Guardian | By now images of police violence against peaceful voters, old and young,
were zipping across social media. Old people pulled to the ground;
fleeing women hit with batons; a man jumped on down half a flight of
stairs by a fully armoured riot cop . These pictures were horrifying Europe, but the thousands of people milling in the school courtyard did not look frightened or surprised.
After the referendum on Scottish independence in 2014, and the Greek vote to reject austerity in June 2015, people who resist the economic and social order in Europe know that state-backed scare tactics are part of the deal.
Though brutal, the Guardia Civil actions on Sunday were calculated:
in the selection of riot squads from outside areas, where casual hatred
of Catalans is rife; in the targeting of old people and women; and in
the pinpoint nature of the interventions, which people on the barricades
thought were concentrated on middle-class areas.
There were thousands of riot cops on hand, on ships in the harbour.

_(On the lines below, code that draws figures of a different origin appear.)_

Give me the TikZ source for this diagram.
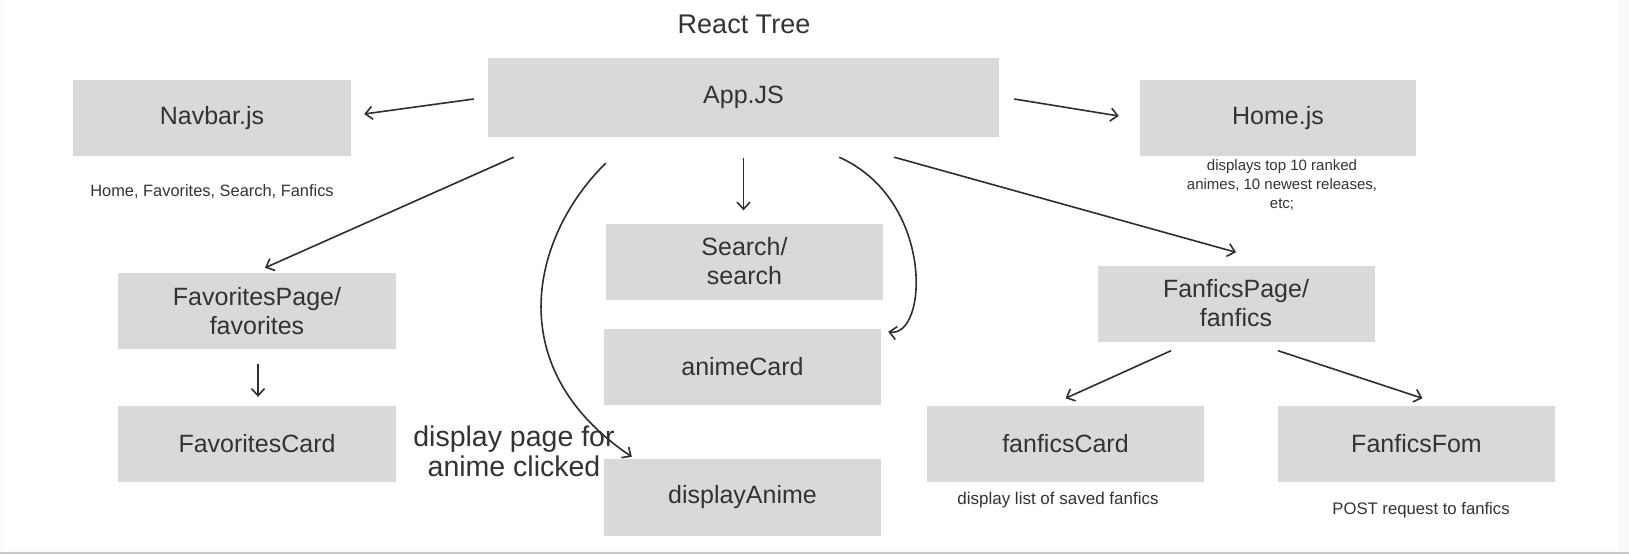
\documentclass[tikz,border=0pt]{standalone}
\usepackage{fontspec}
\setmainfont{Liberation Sans}
\usetikzlibrary{arrows.meta}

\definecolor{boxgray}{HTML}{D9D9D9}
\definecolor{inkgray}{HTML}{2E2E2E}
\definecolor{textgray}{HTML}{333333}

\tikzset{
  comp/.style={fill=boxgray, minimum width=277pt, minimum height=76pt, inner sep=0pt,
    text=textgray, align=center, font=\fontsize{25}{29}\selectfont},
  note/.style={text=textgray, align=center, font=\fontsize{15}{19}\selectfont},
  link/.style={draw=inkgray, line width=1.6pt, -{Straight Barb[length=7pt,width=13pt]}}
}

\begin{document}
\begin{tikzpicture}[x=1pt, y=-1pt]
      \useasboundingbox (0,0) rectangle (1629,554);
      \fill[white!98!black] (0,0) rectangle (1629,554);
      \fill[white] (3,0) rectangle (1618,551);
      \fill[black!22] (0,552) rectangle (1629,554);

      \node[textgray, font=\fontsize{27}{31}\selectfont] (title) at (744,24) {React Tree};

      % top row
      \node[comp, minimum width=511pt, minimum height=79pt] (app) at (743.5,97.5) {App.JS};
      \node[comp, minimum width=278pt] (navbar) at (212,118) {Navbar.js};
      \node[comp, minimum width=276pt] (home) at (1278,118) {Home.js};
      \node[note, font=\fontsize{16.4}{19}\selectfont] (navnote) at (212,192) {Home, Favorites, Search, Fanfics};
      \node[note] (homenote) at (1282,185) {displays top 10 ranked\\animes, 10 newest releases,\\etc;};

      % favorites branch
      \node[comp, minimum width=278pt] (favpage) at (257,311) {FavoritesPage/\\favorites};
      \node[comp, minimum width=278pt] (favcard) at (257,444) {FavoritesCard};

      % search column
      \node[comp] (search) at (744.5,261.5) {Search/\\search};
      \node[comp] (animecard) at (742.5,367) {animeCard};
      \node[comp, minimum height=77pt] (display) at (742.5,497.5) {displayAnime};
      \node[textgray, align=center, font=\fontsize{28.5}{30}\selectfont] (displaynote) at (514,451)
        {display page for\\anime clicked};

      % fanfics branch
      \node[comp] (fanpage) at (1236,303.5) {FanficsPage/\\fanfics};
      \node[comp] (fancard) at (1065.5,443.5) {fanficsCard};
      \node[comp] (fanform) at (1416.5,443.5) {FanficsFom};
      \node[note, font=\fontsize{17}{19}\selectfont] (fancardnote) at (1058,500) {display list of saved fanfics};
      \node[note, font=\fontsize{16.7}{19}\selectfont] (fanformnote) at (1421,510) {POST request to fanfics};

      \draw[link] ([shift={(-14,1.5)}]app.west) -- ([shift={(13,-4)}]navbar.east);
      \draw[link] ([shift={(15,1.5)}]app.east) -- ([shift={(-21,-2)}]home.west);
      \draw[link] ([shift={(26,20)}]app.south west) -- ([shift={(8,-5)}]favpage.north);
      \draw[link] ([shift={(0,21)}]app.south) -- ([shift={(-1,-13)}]search.north);
      \draw[link] ([shift={(-105,20)}]app.south east) -- ([shift={(0,-13)}]fanpage.north);
      \draw[link] ([shift={(1,15)}]favpage.south) -- ([shift={(1,-9)}]favcard.north);
      \draw[link] ([shift={(-65,9)}]fanpage.south) -- ([shift={(0,-7)}]fancard.north);
      \draw[link] ([shift={(42,9)}]fanpage.south) -- ([shift={(6,-7)}]fanform.north);

      % hand drawn curves
      \draw[link] ([shift={(118,26)}]app.south west) .. controls (535,232) and (496,365) .. ([shift={(28,-2)}]display.north west);
      \draw[link] ([shift={(-160,20)}]app.south east) .. controls (935,200) and (928,338) .. ([shift={(7,3)}]animecard.north east);
\end{tikzpicture}
\end{document}
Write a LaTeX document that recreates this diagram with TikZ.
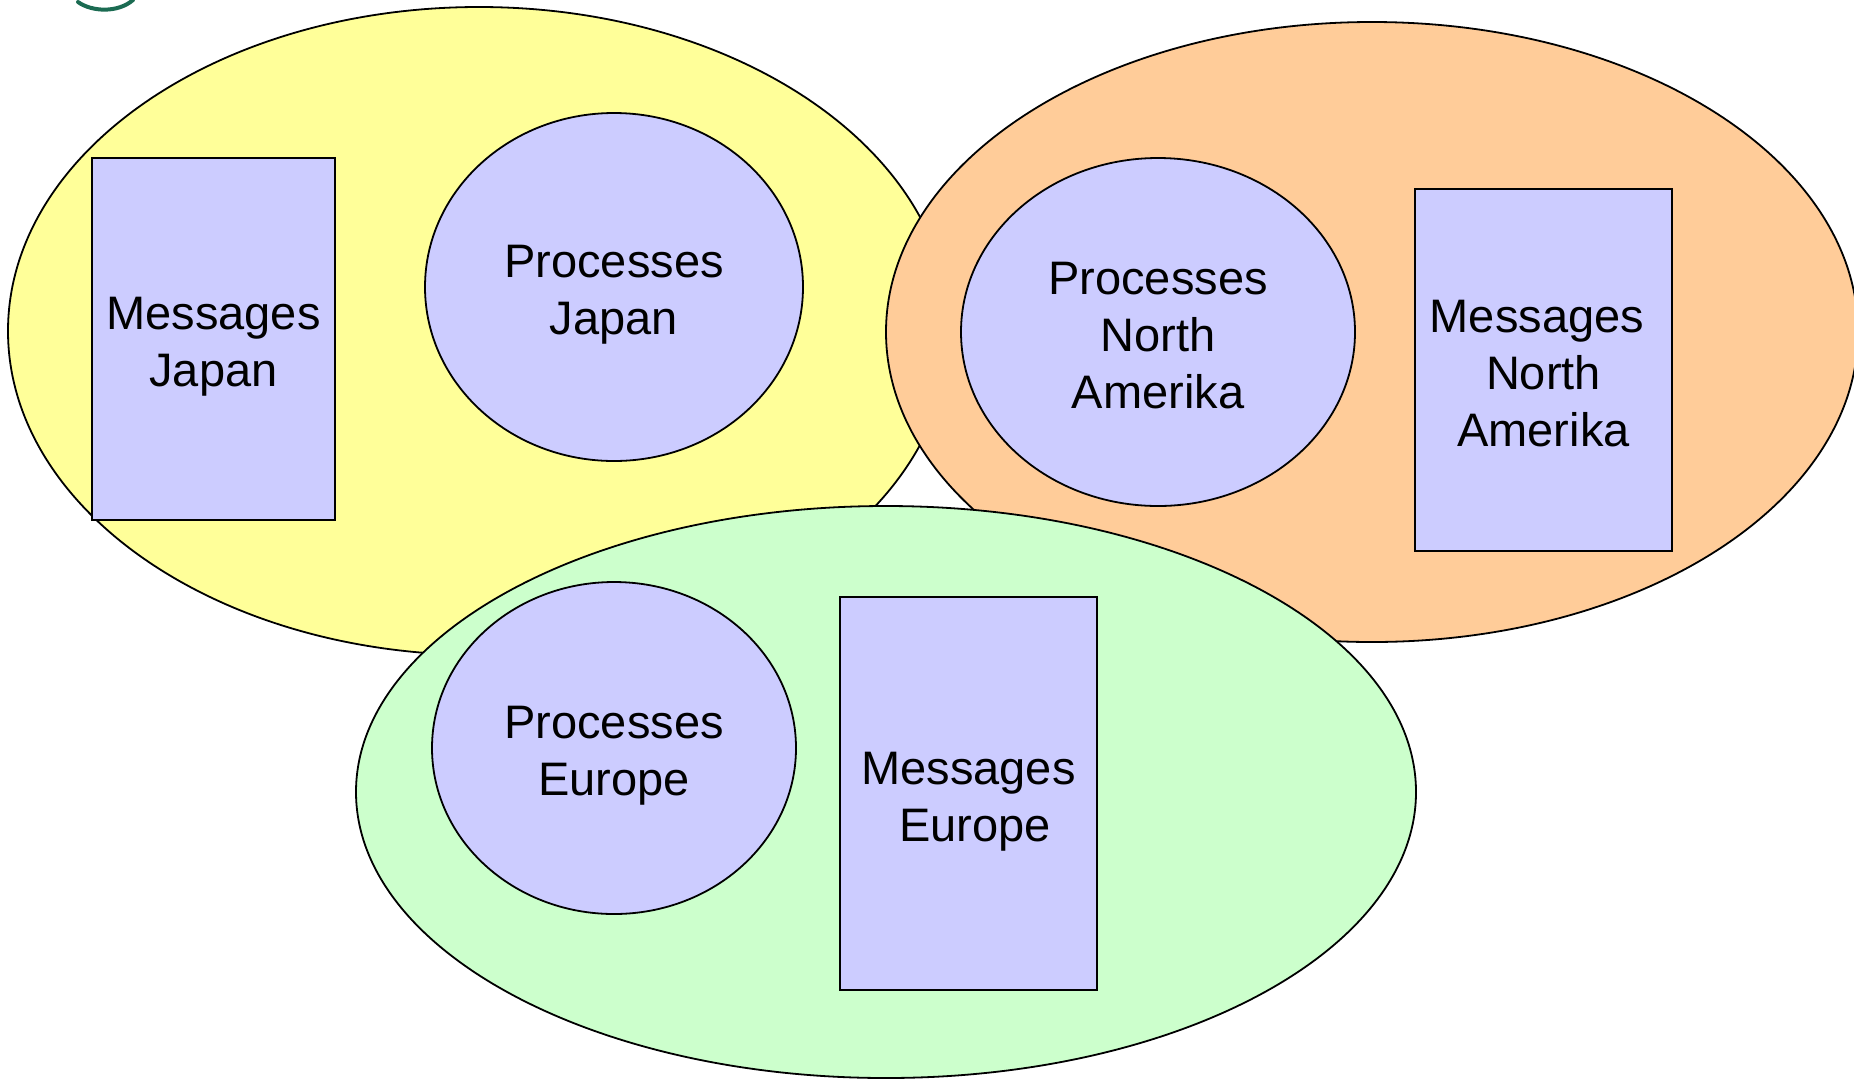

If Madrid had wanted to, it could have confiscated every ballot box
within minutes and, for good measure, jammed the smartphone app the
Catalan authorities were using to tally the results against the
electoral roll. But prime minister Mariano Rajoy wanted to send a
subtler message: let the most fervent separatists have their vote and
get their heads broken, while scaring the rest of the population into
non-participation, including any waverers.